If you understand that one distinction early, you’ll make better decisions, ask better questions, and avoid relying on a report that was never written for your benefit.

Table of Contents

Your Lender Needs a Valuation But What Is It

A mortgage valuation is a professional opinion of value prepared so a lender can assess its lending risk. In plain terms, the bank wants to know whether the property is worth enough to support the mortgage it’s offering.

That sounds close to a survey, but it isn’t.

A simple way to think about it is this. If you insure a car, the insurer might check what the car is worth. A mechanic checks whether the engine, brakes, and chassis are sound. A mortgage valuation is much closer to the insurer’s check than the mechanic’s inspection.

A professional man at a desk analyzing housing market trends using digital data and financial documents.

What the lender is really asking

The lender usually wants answers to a narrow set of questions:

  • Is the property saleable enough if it ever had to repossess it?
  • Does the agreed price broadly reflect market value?
  • Are there obvious issues that might affect lending security?
  • Is the property suitable for this mortgage product?

That’s why the outcome is often brief. In many cases, the borrower won’t receive a long technical report. They may only be told that the property has been valued at a certain figure, or that the mortgage offer can proceed.

Practical rule: Never assume a mortgage valuation has checked the home in the way a buyer would expect.

Where buyers get confused

The confusion usually starts with language. Estate agents, lenders, and buyers often use “valuation” and “survey” loosely, as if they mean the same thing. They don’t.

A valuation may spot something obvious, but its purpose is still limited. If the loft has been altered badly, the roof is failing, or damp has a deeper cause, the valuation may not explore that in any detail. A proper survey is the document that investigates condition and risk for you.

If you want a plain-English primer on how property valuations differ from wider inspections, this guide on property valuations and what buyers should know is a useful starting point.

The Core Purpose Behind the Valuation Figure

The valuation figure matters because it underpins the lender’s decision on how much it will lend and on what terms. The bank is not lending against the price you’ve agreed with the seller. It is lending against the value it is prepared to accept.

A diagram explaining the core purpose of a mortgage valuation for lenders and loan decisions.

Why the figure affects your mortgage

If you agree to buy a flat for more than the valuer thinks it is worth, the lender may base its loan on the lower figure, not your agreed price. That can change your deposit requirement immediately.

Here’s the principle. If a lender is willing to lend a certain proportion of value, and the valuation comes in lower than expected, your borrowing power can shrink. That’s why buyers can feel blindsided by a valuation that seems like a small technical step but ends up changing the whole deal.

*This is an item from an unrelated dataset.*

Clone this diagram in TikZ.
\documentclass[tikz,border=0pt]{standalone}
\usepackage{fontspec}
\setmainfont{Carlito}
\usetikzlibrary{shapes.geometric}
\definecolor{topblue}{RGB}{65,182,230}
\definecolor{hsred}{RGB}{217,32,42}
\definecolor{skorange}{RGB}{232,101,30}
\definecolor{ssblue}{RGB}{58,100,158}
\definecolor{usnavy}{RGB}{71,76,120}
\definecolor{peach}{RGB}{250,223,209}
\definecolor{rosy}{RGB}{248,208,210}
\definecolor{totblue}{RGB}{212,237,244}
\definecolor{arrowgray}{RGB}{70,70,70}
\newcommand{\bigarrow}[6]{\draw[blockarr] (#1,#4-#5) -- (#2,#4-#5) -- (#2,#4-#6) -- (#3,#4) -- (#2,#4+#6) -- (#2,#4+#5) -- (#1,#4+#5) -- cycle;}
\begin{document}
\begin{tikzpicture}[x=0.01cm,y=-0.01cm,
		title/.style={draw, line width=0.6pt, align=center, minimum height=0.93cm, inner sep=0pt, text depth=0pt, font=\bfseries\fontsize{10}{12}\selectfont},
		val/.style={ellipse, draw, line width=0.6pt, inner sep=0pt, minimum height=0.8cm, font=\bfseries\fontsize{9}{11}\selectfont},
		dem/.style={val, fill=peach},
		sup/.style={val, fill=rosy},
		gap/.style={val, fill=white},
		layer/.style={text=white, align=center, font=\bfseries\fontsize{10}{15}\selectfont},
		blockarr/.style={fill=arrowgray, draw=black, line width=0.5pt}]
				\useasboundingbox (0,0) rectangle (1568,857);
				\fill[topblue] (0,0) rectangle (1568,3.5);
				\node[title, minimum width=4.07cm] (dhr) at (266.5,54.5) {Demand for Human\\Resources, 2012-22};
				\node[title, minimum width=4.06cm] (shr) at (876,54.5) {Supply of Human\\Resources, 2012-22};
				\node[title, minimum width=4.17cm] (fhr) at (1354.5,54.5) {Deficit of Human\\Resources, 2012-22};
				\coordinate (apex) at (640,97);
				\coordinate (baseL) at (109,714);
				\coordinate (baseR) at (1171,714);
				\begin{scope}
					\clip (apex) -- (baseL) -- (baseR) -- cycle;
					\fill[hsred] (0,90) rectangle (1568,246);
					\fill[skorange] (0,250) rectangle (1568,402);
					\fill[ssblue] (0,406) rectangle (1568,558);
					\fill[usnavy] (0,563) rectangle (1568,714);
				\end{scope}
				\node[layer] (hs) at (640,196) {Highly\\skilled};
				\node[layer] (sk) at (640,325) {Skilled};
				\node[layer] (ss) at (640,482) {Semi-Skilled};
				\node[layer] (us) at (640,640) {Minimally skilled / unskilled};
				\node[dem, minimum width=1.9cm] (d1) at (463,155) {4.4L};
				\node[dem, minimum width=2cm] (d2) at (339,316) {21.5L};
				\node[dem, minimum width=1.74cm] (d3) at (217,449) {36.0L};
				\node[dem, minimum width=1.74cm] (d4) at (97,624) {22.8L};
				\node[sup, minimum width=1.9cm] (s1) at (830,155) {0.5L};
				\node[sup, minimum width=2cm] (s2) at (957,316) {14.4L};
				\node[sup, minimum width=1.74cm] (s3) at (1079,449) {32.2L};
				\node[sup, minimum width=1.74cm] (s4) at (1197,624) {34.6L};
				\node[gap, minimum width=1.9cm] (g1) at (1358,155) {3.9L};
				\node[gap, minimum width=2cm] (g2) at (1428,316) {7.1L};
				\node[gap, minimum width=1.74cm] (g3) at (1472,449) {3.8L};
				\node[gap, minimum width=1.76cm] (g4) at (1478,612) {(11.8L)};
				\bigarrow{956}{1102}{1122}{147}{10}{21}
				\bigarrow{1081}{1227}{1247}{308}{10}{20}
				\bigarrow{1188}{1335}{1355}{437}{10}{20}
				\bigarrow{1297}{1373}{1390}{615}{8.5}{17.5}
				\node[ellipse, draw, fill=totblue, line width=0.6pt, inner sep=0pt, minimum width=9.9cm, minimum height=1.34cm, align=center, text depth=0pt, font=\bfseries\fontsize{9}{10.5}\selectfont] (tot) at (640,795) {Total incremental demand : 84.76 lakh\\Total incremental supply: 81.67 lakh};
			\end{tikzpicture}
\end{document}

The role of RICS Red Book standards

In the UK, mortgage valuations are commonly carried out under RICS Red Book standards. Those standards exist to bring consistency, evidence, and professional judgement to valuation work.

One important concept is Mortgage Lending Value, often shortened to MLV. Under RICS Red Book standards mandatory for UK mortgage valuations, MLV is a prudent, long-term sustainable estimate that “must not exceed” the open Market Value. It uses conservative assumptions about future marketability and regional conditions. The same RICS material notes that lenders often apply a 10 to 15% safety margin in volatile markets, and that MLV stability has been shown to outperform market value by 20% in downturns according to the referenced standard in the RICS guidance on mortgage lending value.

What that means in practice

This is why a lender’s valuer may appear cautious even when a buyer feels the agreed price is fair. The valuer isn’t only thinking about today’s asking price. They are also thinking about resale risk, local demand, and whether the property would remain acceptable security if conditions worsened.

The lender does not need the highest possible value. It needs a defensible value.

A valuer may weigh up matters such as:

  • Comparable evidence from nearby sales
  • Property type and construction and whether it fits mainstream lending criteria
  • Location and marketability if the lender had to sell the property
  • Condition clues that could affect value, even if they are not explored in survey depth

That caution can feel frustrating when you’re emotionally invested in a purchase. But it’s part of the lender’s job. The mortgage valuation is not there to confirm what everyone hopes the property is worth. It is there to support a lending decision with evidence and restraint.

The Valuation Process from Start to Finish

Most buyers never see the moving parts behind a mortgage valuation. They pay a fee, wait, and then hear that the lender is happy, unhappy, or wants more information. The actual process is usually straightforward, but the type of valuation used makes a big difference.

Step one is the lender’s instruction

The process usually begins once your mortgage application reaches the valuation stage. The lender instructs a valuer directly, or through a panel system. The valuer’s client is the lender, even if you pay the fee.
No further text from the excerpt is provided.